<< Home

Honduras

View Photo Gallery

September 2006

Subtitle-->

Crossing the border from Guatemala into Honduras was extremely simple. In fact, when we arrived at the border station in El Florido we almost didn’t recognize it as a border, it looked more like a collection of snack stands. The process was quick and painless, within about thirty minutes we were back in the car and driving toward the town of Copan Ruinas. Our first order of business was to find a place to stay, we found a waterpark of all places which let us camp in the large grassy parking lot. Included in the nominal camping fee was free access to the waterpark so we had fun playing on the waterslides since it was pretty hot. Our main reason for going to Copan Ruinas was to see the famous Mayan archeology site of Copan so we wasted no time and found ourselves exploring our first Mayan ruins the very next day after our arrival. The ruins were amazing with intricate and well preserved carvings. The most impressive things were the grand staircase and the fact that the entire site felt like it wasn’t even close to being fully uncovered yet. It will likely take a number of years to fully understand the depth and breadth of the ruins.

The town of Copan Ruinas was a little bit touristy but nothing close to Panajachel. We found the resources available like laundry machines, internet access and banks to be quite nice. It was time to change the oil in the van so we took care of business and met a really nice family in the process. They told us that we had to go see the bay islands and the Caribbean side of the country so we decide to head to La Ceiba. The drive to the Caribbean coast was mellow with good roads and none of the sketchiness people had told us about. We had a bit of trouble finding a place to camp in La Ceiba but luckily met a nice American guy running a little out of the way hotel who rented us a room for really cheap since the hotel was technically closed. From La Ceiba, we checked out a way to go to the Bay Island of Utila with Bruce. We found a secure facility to leave the van at the harbor with round the clock HEAVILY armed guards. The boat ride out to Utila was not for the faint of heart. The twin diesel power cat did a steady twenty knots despite the fifteen foot ocean swells. Needless to say, Bruce loved it but many of the passengers were less enthused as they hung their green faces between their legs.

When we arrived on the island of Utila we were greeted by droves of twenty something year old dive masters trying to get us to come stay and dive with their particular dive outfit/hostel. The scuba diving on Utila must be some of the most affordable in the world with all of the competition and endless dive sites to explore. We settled on diving and crashing with Utila Dive Center who offered us such a smoking deal with a very solid and professional facility that we couldn’t refuse. In fact, we ended up getting our PADI advanced open water diver certification because it was actually just as cheap to get the additional certification as it would have been to do all of the required dives for fun. Bruce loved be the favorite dog with all of the locals and travelers as well as the subject of so much love and attention in a place where he could swim till his heart’s content. When we left the island for the mainland, we were ready for the next adventure and felt we had really lucked out by being able to dive so much and gain more skills and experience in such a beautiful place.

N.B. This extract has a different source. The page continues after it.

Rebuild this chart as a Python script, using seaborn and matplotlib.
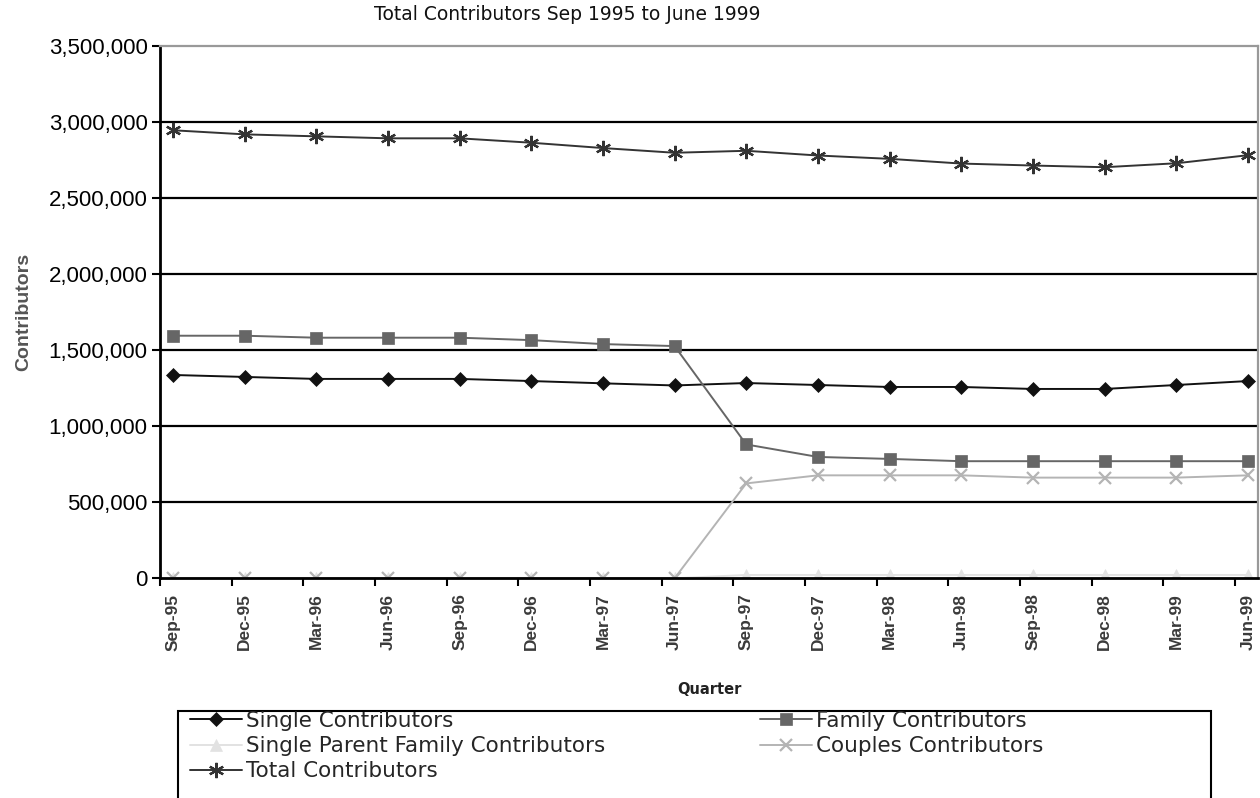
import numpy as np
import pandas as pd
import matplotlib
matplotlib.use("Agg")
import matplotlib.pyplot as plt
import seaborn as sns
from matplotlib.ticker import FuncFormatter
from matplotlib.patches import Rectangle

quarters = ["Sep-95", "Dec-95", "Mar-96", "Jun-96", "Sep-96", "Dec-96", "Mar-97", "Jun-97",
            "Sep-97", "Dec-97", "Mar-98", "Jun-98", "Sep-98", "Dec-98", "Mar-99", "Jun-99"]

single = [1337000, 1324000, 1311000, 1311000, 1311000, 1297000, 1282000, 1268000,
          1284000, 1271000, 1258000, 1258000, 1245000, 1245000, 1271000, 1297000]
family = [1595000, 1595000, 1582000, 1582000, 1582000, 1566000, 1540000, 1527000,
          880000, 798000, 785000, 770000, 770000, 770000, 770000, 770000]
single_parent = [0, 0, 0, 0, 0, 0, 0, 0,
                 22000, 22000, 22000, 22000, 22000, 22000, 22000, 22000]
couples = [0, 0, 0, 0, 0, 0, 0, 0,
           624000, 677000, 677000, 677000, 662000, 662000, 662000, 677000]
total = [2946000, 2919000, 2906000, 2893000, 2893000, 2864000, 2829000, 2798000,
         2811000, 2780000, 2758000, 2727000, 2714000, 2703000, 2729000, 2782000]

series = [
    ("Single Contributors", single, "#111111", "D", 7),
    ("Family Contributors", family, "#666666", "s", 8),
    ("Single Parent Family Contributors", single_parent, "#e2e2e2", "^", 9),
    ("Couples Contributors", couples, "#b4b4b4", "x", 9),
    ("Total Contributors", total, "#333333", (6, 2, 0), 11),
]

sns.set_theme(style="white")
plt.rcParams["font.family"] = ["Liberation Sans", "DejaVu Sans"]

W, H = 1260, 798
fig = plt.figure(figsize=(W / 100, H / 100), dpi=100)
ax = fig.add_axes([160 / W, (H - 578.3) / H, (1258 - 160) / W, (578.3 - 46) / H])

x = np.arange(len(quarters))
handles = {}
for name, vals, color, marker, ms in series:
    sns.lineplot(x=x, y=vals, ax=ax, color=color, marker=marker, markersize=ms,
                 markeredgecolor=color, markeredgewidth=1.6 if marker in ("x", (6, 2, 0)) else 0.5,
                 linewidth=1.4, label=name, legend=False)
    handles[name] = ax.lines[-1]

ax.set_xlim(-0.18, 15.14)
ax.set_ylim(0, 3500000)

# horizontal gridlines
for yv in np.arange(500000, 3500000, 500000):
    ax.axhline(yv, color="black", linewidth=1.6, zorder=0.5)

ax.set_yticks(np.arange(0, 3500001, 500000))
ax.yaxis.set_major_formatter(FuncFormatter(lambda v, p: f"{int(v):,}"))
ax.tick_params(axis="y", which="major", direction="out", length=6, width=1.5,
               color="black", labelsize=16, labelcolor="black", pad=3, left=True)

ax.set_xticks(x)
ax.set_xticklabels(quarters, rotation=90, fontsize=12.5, color="#3a3a3a", fontweight="bold")
ax.set_xticks(np.arange(16) - 0.18, minor=True)
ax.tick_params(axis="x", which="major", length=0, pad=11)
ax.tick_params(axis="x", which="minor", direction="out", length=6, width=1.5,
               color="black", bottom=True)

for side in ("left", "bottom"):
    ax.spines[side].set_color("black")
    ax.spines[side].set_linewidth(2)
for side in ("top", "right"):
    ax.spines[side].set_color("#999999")
    ax.spines[side].set_linewidth(1.6)

ax.set_ylabel("Contributors", fontsize=14, color="#555555", fontweight="bold")
ax.yaxis.set_label_coords(-(160 - 32) / (1258 - 160), 0.5)
ax.set_xlabel("Quarter", fontsize=10.5, color="#222222", fontweight="bold",
              family=["DejaVu Sans"])
ax.xaxis.set_label_coords(0.5, -(690 - 578.3) / (578.3 - 46))
ax.xaxis.label.set_va("center")

fig.text(567 / W, 1 - 14 / H, "Total Contributors Sep 1995 to June 1999",
         ha="center", va="center", fontsize=13.5, color="#111111",
         family=["DejaVu Sans"])

# legend box, running off the bottom edge of the figure
fig.add_artist(Rectangle((178 / W, -0.05), (1211 - 178) / W, 1 - 711 / H + 0.05,
                         transform=fig.transFigure, facecolor="white",
                         edgecolor="black", linewidth=1.5, zorder=1))

leg_kw = dict(loc="upper left", frameon=False, borderpad=0, borderaxespad=0,
              handlelength=2.4, handletextpad=0.22, labelspacing=0.24,
              prop={"family": ["DejaVu Sans"], "size": 15.5})
col1 = ["Single Contributors", "Single Parent Family Contributors", "Total Contributors"]
col2 = ["Family Contributors", "Couples Contributors"]
leg1 = fig.legend([handles[n] for n in col1], col1,
                  bbox_to_anchor=(190 / W, 1 - 711 / H), **leg_kw)
leg2 = fig.legend([handles[n] for n in col2], col2,
                  bbox_to_anchor=(760 / W, 1 - 711 / H), **leg_kw)
leg1.set_zorder(2)
leg2.set_zorder(2)

fig.savefig("out.png", dpi=100)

As we pulled away from the harbor, we noticed two backpackers hitch hiking and decided to pick them up. After a brief conversation we found that our hitchhiking friend Omar (from Cozumel Mexico) and Jerone “G” (from Holland) were working their way to Nicaragua. Since we were headed in the same direction we offered them a ride, they accepted and so began a great journey through Honduras towards the Nicaraguan border. Our new friend Omar helped us talk our way out of a couple sticky situations with the Honduran police near the capital of Tegucigalpa and generally refine our Spanish and Police negotiation techniques.

Overall, we loved Honduras. The country is beautiful and incredibly diverse in geography, people and culture. Anyone that tells you Honduras is sketchy, most likely has only passed through a very small part of Honduras between El Salvador and Nicaragua. We spent our last night in Honduras near the Nicaraguan border in a super nice hotel called the Hotel Barcelona which offered very nice rooms for only 15 dollars per night. We traveled all over the country and only got harassed in a small little area. If you like to scuba dive, we cannot emphasize Utila enough.